What you are claiming (i.e. that the single-photon results at Alice or Bob can be affected by measurements done at the other end) goes against the predictions of quantum mechanics ... if you think differently, then please provide a derivation or a reference to support your statement.

So is it your contention that QM is wrong about this? That is of course possible, which is why people put some effort into testing this experimentally. So far nothing they have found indicates any kind of disagreement with QM predictions. What you appear to by trying to do is to propose a new experiment that will reveal this "new physics" to allow FTL communication. The problem with this is that you aren't really proposing anything new .. you are combining well-understood measuring devices in a fairly simple way, such that the experimental results can be easily predicted from basic principles, and by analogy with experiments that have already been done.
 
  • #35
DrChinese said:
You did, but you choose to ignore it. Ordering makes no difference, as every delayed-choice experiment clearly shows.

Example of experiment type where the order of the measurements are important:
Quantum teleportation where the first measured by Alice 2nd mailed to Bob 3rd Bob responds.

At Walborn it could have been interesting if he had measured the s photons circled right or left. It could possibly have given a difference when p is measured after s.
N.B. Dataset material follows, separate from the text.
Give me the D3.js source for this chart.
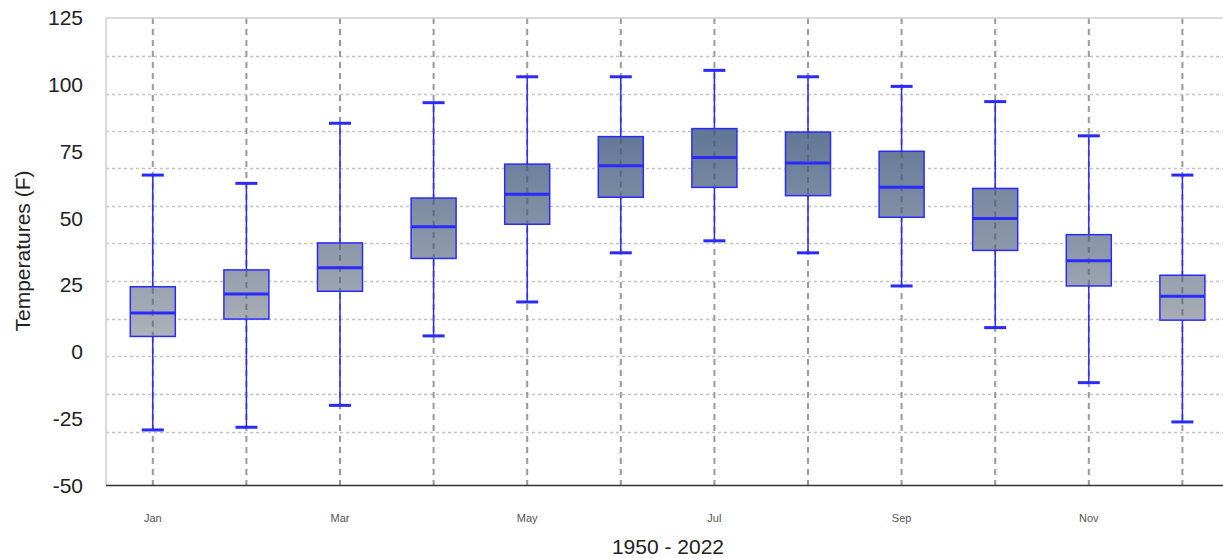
<!DOCTYPE html>
<html>
<head>
<meta charset="utf-8">
<script src="https://cdn.jsdelivr.net/npm/d3@7"></script>
<style>
  html, body { margin: 0; padding: 0; background: #fff; }
  svg { display: block; font-family: "Liberation Sans", Arial, sans-serif; }
</style>
</head>
<body>
<svg id="chart" width="1223" height="558"></svg>
<script>
// Monthly temperature distribution, 1950 - 2022 (°F)
const months = ["Jan","Feb","Mar","Apr","May","Jun","Jul","Aug","Sep","Oct","Nov","Dec"];
const whiskerLow  = [-29.2, -28.2, -20.0,  6.0, 18.7, 37.1, 41.6, 37.1, 24.7,  9.1, -11.5, -26.2];
const q1          = [  5.8,  12.3,  22.7, 35.0, 47.8, 57.9, 61.6, 58.5, 50.4, 38.0,  24.7,  11.9];
const median      = [ 14.6,  21.7,  31.5, 46.9, 59.0, 69.7, 72.8, 70.7, 61.6, 49.9,  34.1,  20.8];
const q3          = [ 24.4,  30.7,  40.8, 57.6, 70.3, 80.6, 83.6, 82.3, 75.1, 61.2,  43.9,  28.7];
const whiskerHigh = [ 66.2,  63.1,  85.6, 93.3, 103.0, 103.0, 105.4, 103.0, 99.4, 93.7, 80.9, 66.2];
const yTicks = [125, 100, 75, 50, 25, 0, -25, -50];
const xTickLabels = ["Jan","Mar","May","Jul","Sep","Nov"];
const gridValues = [110.8, 96.7, 82.7, 68.7, 54.6, 40.6, 26.5, 12.5, -1.5, -15.8, -30.0];

const svg = d3.select("#chart");
const plot = { left: 106, top: 18, bottom: 485.5 };
const step = 93.6;

const x = d3.scaleBand()
  .domain(months)
  .range([plot.left, plot.left + step * months.length])
  .paddingInner(0).paddingOuter(0);
const y = d3.scaleLinear().domain([-50, 125]).range([plot.bottom, plot.top]);

const data = months.map((m, i) => ({
  month: m, lo: whiskerLow[i], q1: q1[i], med: median[i], q3: q3[i], hi: whiskerHigh[i]
}));

// vertical fill gradient shared by all boxes
const defs = svg.append("defs");
const grad = defs.append("linearGradient")
  .attr("id", "boxFill")
  .attr("gradientUnits", "userSpaceOnUse")
  .attr("x1", 0).attr("x2", 0)
  .attr("y1", y(0)).attr("y2", y(90));
grad.append("stop").attr("offset", "0%").attr("stop-color", "#b3b5ba");
grad.append("stop").attr("offset", "100%").attr("stop-color", "#5a7294");

// horizontal dotted grid
svg.append("g").selectAll("line").data(gridValues).join("line")
  .attr("x1", plot.left).attr("x2", 1223)
  .attr("y1", d => Math.round(y(d)) + 0.5).attr("y2", d => Math.round(y(d)) + 0.5)
  .attr("stroke", "#c4c4c4").attr("stroke-width", 1.6)
  .attr("stroke-dasharray", "3,3");

// vertical dashed lines at each month
svg.append("g").selectAll("line").data(months).join("line")
  .attr("x1", d => x(d) + x.bandwidth() / 2).attr("x2", d => x(d) + x.bandwidth() / 2)
  .attr("y1", plot.top).attr("y2", plot.bottom)
  .attr("stroke", "#9a9a9a").attr("stroke-width", 2)
  .attr("stroke-dasharray", "6,5");

// frame
svg.append("line").attr("x1", plot.left).attr("x2", 1223)
  .attr("y1", plot.top).attr("y2", plot.top)
  .attr("stroke", "#cfcfcf").attr("stroke-width", 1.5);
svg.append("line").attr("x1", plot.left).attr("x2", plot.left)
  .attr("y1", plot.top).attr("y2", plot.bottom)
  .attr("stroke", "#cfcfcf").attr("stroke-width", 1.5);

// boxes
const boxW = 45, capW = 22, blue = "#2a2aff";
const g = svg.append("g").selectAll("g").data(data).join("g")
  .attr("transform", d => `translate(${x(d.month) + x.bandwidth() / 2},0)`);

g.append("line").attr("x1", 0).attr("x2", 0)
  .attr("y1", d => y(d.hi)).attr("y2", d => y(d.lo))
  .attr("stroke", blue).attr("stroke-width", 1.5);
g.append("line").attr("x1", -capW / 2).attr("x2", capW / 2)
  .attr("y1", d => y(d.hi)).attr("y2", d => y(d.hi))
  .attr("stroke", blue).attr("stroke-width", 3);
g.append("line").attr("x1", -capW / 2).attr("x2", capW / 2)
  .attr("y1", d => y(d.lo)).attr("y2", d => y(d.lo))
  .attr("stroke", blue).attr("stroke-width", 3);
g.append("rect")
  .attr("x", -boxW / 2).attr("width", boxW)
  .attr("y", d => y(d.q3)).attr("height", d => y(d.q1) - y(d.q3))
  .attr("fill", "url(#boxFill)")
  .attr("stroke", blue).attr("stroke-width", 1.5);
// dashed month line shows through the box
g.append("line").attr("x1", 0).attr("x2", 0)
  .attr("y1", d => y(d.q3) + 1).attr("y2", d => y(d.q1) - 1)
  .attr("stroke", "#4a5260").attr("stroke-opacity", 0.55).attr("stroke-width", 2)
  .attr("stroke-dasharray", "6,5");
g.append("line").attr("x1", -boxW / 2).attr("x2", boxW / 2)
  .attr("y1", d => y(d.med)).attr("y2", d => y(d.med))
  .attr("stroke", blue).attr("stroke-width", 3);

// bottom axis line
svg.append("line").attr("x1", plot.left).attr("x2", 1223)
  .attr("y1", plot.bottom).attr("y2", plot.bottom)
  .attr("stroke", "#333").attr("stroke-width", 1.5);

// y tick labels
svg.append("g").selectAll("text").data(yTicks).join("text")
  .attr("x", 83).attr("y", d => y(d))
  .attr("dy", "0.35em").attr("text-anchor", "end")
  .attr("font-size", 21).attr("fill", "#222")
  .text(d => d);

// x tick labels (every other month)
svg.append("g").selectAll("text").data(xTickLabels).join("text")
  .attr("x", d => x(d) + x.bandwidth() / 2).attr("y", 522)
  .attr("text-anchor", "middle")
  .attr("font-size", 11).attr("fill", "#555")
  .text(d => d);

// axis titles
svg.append("text")
  .attr("x", 668).attr("y", 554)
  .attr("text-anchor", "middle").attr("font-size", 21).attr("fill", "#222")
  .text("1950 - 2022");
svg.append("text")
  .attr("transform", "translate(30,251) rotate(-90)")
  .attr("text-anchor", "middle").attr("font-size", 21).attr("fill", "#222")
  .text("Temperatures (F)");
</script>
</body>
</html>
Wikipedia believes that a measurement of one photon breaks entanglement - and as I understand it, it is the most common perception. Furthermore, there are indeed made some attempt to show that the adjustment between the photons is very fast.
So who claim (reviewed) that the order of measurements can never have meaning for an experiment?
 
  • #36
UChr said:
So who claim (reviewed) that the order of measurements can never have meaning for an experiment?

The order of measurements on entangled particles never changes the outcome in any discernible manner. This is basic. There are no experiments saying otherwise, including those in which there is entanglement swapping.

http://arxiv.org/abs/quant-ph/0201134

P.S. Wiki is not considered a reference for matters in dispute. Neither is Scientific American, etc.
 
  • #37
DrChinese said:
The order of measurements on entangled particles never changes the outcome in any discernible manner. This is basic. There are no experiments saying otherwise, including those in which there is entanglement swapping.

http://arxiv.org/abs/quant-ph/0201134

Although the order is indifferent in 'Entanglement swapping' - it is not trivial at 'Quantum teleportation’ - see for example:

Nicolas Gisin and Rob Thew: ‘Quantum Communication’
http://arxiv.org/PS_cache/quant-ph/pdf/0703/0703255v1.pdf

“FIG. 4: Quantum teleportation. Alice performs a BSM, a joint measurement, on the unknown qubit […] and one photon from the entangled state […]. The result does not reveal the state of the qubit but is sent to Bob who performs a result-dependent operation U to complete the teleportation.”


? Did Luiz Carlos Ry have a point in: “Comment on \Experimental Nonlocality Proof of Quantum Teleportation and Entanglement Swapping"
http://cdsweb.cern.ch/record/608852/files/0303082.pdf
- Or is he a questionable source?
 
  • #38
Related to the possibility of obtaining interference = the need for relatively nice single-photon coherence:

In the last post mentioned Gisin + Thew: ‘Quantum Communication’: p. 5; section V:

“Consequently, some of the next steps will require detectors with improved jitter [43, 71] as well as compact sources of entangled photons with significantly increased single-photon coherence.”

- So the idea about compact sources of entangled photons with a robust single-photon coherence is not theoretically impossible.
 
  • #39
UChr said:
- So the idea about compact sources of entangled photons with a robust single-photon coherence is not theoretically impossible.

Why do you rip short sentences out of context? Gisin is discussing the need for stabilization on the timescales of the coherence times of the light. This is a discussion about coherence times which is the kind of coherence you need if you want to see interference in a Michelson interferometer. It is not about transversal coherence length which is the kind of coherence you need in a double slit.
 
  • #40
Cthugha said:
Why do you rip short sentences out of context? Gisin is discussing the need for stabilization on the timescales of the coherence times of the light. This is a discussion about coherence times which is the kind of coherence you need if you want to see interference in a Michelson interferometer. It is not about transversal coherence length which is the kind of coherence you need in a double slit.

A tough question - among others due
a) Zeilinger in his famous experiment with quantum teleportation using polarization.
b) Wishful thinking. It would be nice to do without coincidence counters - even something like Walborn’s experiment could test most of the idea behind my experiment.